Tell Gridulator your layout width and the number of columns you want, and it’ll spit back all the possible grids that have nice, round integers. Just the thing for pixel-based designfolk. There are inline previews, courtesy of the canvas
element, and when you’re all set Gridulator can crank out full-size PNGs for you, ready for use in your CSS, Photoshop docs, or what have you. And there’s full keyboard control for you snazzy power users.
An Audience of One
I built Gridulator because I wasn’t finding any solutions well-suited to the way I work with grids in my design projects. Most of the existing desktop grid calculators are geared heavily towards print. (Widths like 58.766666666 aren’t exactly helpful to a Web designer.) And Photoshop still lacks robust tools for choosing, building, and editing grids in projects (as others have covered with due eloquence and care).

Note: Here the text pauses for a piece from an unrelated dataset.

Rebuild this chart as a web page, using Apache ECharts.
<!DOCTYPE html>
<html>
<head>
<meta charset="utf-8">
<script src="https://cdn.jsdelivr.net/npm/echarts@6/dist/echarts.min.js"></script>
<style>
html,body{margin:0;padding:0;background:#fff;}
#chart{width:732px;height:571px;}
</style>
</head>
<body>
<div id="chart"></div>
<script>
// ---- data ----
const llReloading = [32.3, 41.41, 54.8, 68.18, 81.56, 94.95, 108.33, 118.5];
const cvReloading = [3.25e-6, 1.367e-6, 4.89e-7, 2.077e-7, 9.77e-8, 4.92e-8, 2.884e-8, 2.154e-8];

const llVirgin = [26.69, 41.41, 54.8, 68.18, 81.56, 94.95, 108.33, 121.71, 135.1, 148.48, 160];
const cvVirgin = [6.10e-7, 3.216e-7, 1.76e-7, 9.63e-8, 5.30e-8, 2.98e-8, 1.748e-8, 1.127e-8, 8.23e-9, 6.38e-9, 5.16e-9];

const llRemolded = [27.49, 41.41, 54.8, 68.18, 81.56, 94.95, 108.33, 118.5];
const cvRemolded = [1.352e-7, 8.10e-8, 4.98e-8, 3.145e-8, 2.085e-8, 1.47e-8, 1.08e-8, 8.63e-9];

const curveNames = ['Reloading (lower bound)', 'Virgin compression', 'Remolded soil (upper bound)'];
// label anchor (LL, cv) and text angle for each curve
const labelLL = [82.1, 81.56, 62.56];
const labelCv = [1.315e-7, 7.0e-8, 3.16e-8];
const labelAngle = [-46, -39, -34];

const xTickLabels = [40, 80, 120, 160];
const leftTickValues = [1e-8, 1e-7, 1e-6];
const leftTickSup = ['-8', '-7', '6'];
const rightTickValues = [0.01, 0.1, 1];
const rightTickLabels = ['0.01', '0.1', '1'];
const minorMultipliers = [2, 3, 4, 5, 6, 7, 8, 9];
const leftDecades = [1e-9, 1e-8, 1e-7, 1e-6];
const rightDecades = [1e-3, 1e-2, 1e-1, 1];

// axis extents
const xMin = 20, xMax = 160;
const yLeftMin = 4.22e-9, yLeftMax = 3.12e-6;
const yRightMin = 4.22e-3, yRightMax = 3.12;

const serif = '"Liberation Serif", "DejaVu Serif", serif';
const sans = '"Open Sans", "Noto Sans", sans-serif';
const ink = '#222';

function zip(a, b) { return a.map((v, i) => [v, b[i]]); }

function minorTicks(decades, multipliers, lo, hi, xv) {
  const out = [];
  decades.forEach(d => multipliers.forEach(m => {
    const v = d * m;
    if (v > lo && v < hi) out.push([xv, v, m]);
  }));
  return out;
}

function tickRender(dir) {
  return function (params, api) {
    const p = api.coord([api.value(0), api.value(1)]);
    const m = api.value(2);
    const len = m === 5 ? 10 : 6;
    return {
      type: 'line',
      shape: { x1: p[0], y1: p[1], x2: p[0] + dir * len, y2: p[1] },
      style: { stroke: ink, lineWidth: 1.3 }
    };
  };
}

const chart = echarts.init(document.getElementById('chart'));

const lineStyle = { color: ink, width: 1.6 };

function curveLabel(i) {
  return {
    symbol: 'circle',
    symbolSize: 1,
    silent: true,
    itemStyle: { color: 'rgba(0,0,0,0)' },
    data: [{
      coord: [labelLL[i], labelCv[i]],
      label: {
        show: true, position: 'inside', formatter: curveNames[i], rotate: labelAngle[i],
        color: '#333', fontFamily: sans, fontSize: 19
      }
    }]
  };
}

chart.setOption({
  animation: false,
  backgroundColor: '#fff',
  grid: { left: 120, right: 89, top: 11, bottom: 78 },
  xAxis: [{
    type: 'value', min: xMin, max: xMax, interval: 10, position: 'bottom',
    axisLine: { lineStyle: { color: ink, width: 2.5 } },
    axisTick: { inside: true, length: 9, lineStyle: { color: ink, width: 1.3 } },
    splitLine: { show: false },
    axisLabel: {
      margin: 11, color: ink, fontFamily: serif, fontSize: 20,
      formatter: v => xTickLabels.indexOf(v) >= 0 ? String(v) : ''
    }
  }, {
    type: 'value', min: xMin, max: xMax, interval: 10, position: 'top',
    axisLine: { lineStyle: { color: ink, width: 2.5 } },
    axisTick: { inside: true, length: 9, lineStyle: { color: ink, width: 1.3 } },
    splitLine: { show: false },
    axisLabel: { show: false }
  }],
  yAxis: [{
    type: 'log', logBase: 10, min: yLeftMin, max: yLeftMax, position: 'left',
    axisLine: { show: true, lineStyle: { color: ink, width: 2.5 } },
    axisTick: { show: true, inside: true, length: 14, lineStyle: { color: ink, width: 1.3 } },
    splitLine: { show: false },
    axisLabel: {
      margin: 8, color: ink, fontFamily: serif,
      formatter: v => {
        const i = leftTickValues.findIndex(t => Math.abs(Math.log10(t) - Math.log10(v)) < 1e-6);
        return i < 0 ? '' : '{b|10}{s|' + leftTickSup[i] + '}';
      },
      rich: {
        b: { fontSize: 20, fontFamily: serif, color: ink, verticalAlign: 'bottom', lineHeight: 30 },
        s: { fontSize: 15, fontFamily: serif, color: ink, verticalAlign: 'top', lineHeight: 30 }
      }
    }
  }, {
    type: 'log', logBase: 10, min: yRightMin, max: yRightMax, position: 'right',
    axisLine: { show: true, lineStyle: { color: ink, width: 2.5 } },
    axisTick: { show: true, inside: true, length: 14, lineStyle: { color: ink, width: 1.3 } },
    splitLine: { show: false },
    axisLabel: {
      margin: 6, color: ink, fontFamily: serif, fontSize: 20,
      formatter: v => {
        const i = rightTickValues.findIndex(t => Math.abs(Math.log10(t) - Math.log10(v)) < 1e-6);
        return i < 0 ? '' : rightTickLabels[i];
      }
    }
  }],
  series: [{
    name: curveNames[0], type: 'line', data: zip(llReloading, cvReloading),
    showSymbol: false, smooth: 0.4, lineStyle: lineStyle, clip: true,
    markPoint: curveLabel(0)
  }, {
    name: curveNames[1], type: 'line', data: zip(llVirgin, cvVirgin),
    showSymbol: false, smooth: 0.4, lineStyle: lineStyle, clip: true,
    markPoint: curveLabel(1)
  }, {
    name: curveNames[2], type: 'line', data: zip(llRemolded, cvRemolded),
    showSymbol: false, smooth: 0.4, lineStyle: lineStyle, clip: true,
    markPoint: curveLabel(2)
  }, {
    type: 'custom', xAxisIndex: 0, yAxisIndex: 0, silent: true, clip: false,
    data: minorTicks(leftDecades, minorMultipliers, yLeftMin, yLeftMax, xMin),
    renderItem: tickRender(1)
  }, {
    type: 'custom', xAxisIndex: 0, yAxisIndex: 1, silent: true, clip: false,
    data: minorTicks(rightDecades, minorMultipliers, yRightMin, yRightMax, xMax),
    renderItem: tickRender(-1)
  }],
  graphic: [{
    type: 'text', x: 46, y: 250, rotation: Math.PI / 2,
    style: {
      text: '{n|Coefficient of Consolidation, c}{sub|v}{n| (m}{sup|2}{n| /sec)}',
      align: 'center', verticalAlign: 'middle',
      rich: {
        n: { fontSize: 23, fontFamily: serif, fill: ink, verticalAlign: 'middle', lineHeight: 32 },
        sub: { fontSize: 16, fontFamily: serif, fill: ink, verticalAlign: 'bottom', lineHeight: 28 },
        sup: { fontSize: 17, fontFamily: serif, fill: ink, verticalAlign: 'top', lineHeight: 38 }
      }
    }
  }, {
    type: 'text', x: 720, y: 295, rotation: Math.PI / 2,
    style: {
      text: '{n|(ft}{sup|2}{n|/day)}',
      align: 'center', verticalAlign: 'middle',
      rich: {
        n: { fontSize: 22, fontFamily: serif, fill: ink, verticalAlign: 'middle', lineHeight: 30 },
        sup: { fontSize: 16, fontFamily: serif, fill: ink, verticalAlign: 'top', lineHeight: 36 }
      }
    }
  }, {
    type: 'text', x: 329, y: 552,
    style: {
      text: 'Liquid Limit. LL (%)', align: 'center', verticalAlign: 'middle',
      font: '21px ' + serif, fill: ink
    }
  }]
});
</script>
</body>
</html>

I can’t change Photoshop, but what I can do is make the act of creating a grid for Web projects a little less tasking—enough so to allow for quick and care-free experimentation. I wanted something that would make the act of creating a grid so easy as to make the output nearly disposable. No more cringing at the thought of rearranging umpteen gazillion guides in Photoshop. And no more fretting the math wouldn’t add up in PixelLand.
The result is an app that’s intended to do a very specific thing in a very specific way, and to do it as fast as possible. In fact, it’s so specific that I originally only built it for myself. But as things took shape I thought others might have use for it as well. (One designer I know actually punched me in the shoulder after seeing a working copy and hearing that I hadn’t built a public version. It’s okay, I forgive them.)
I hope you like it too. Now go forth and gridulate!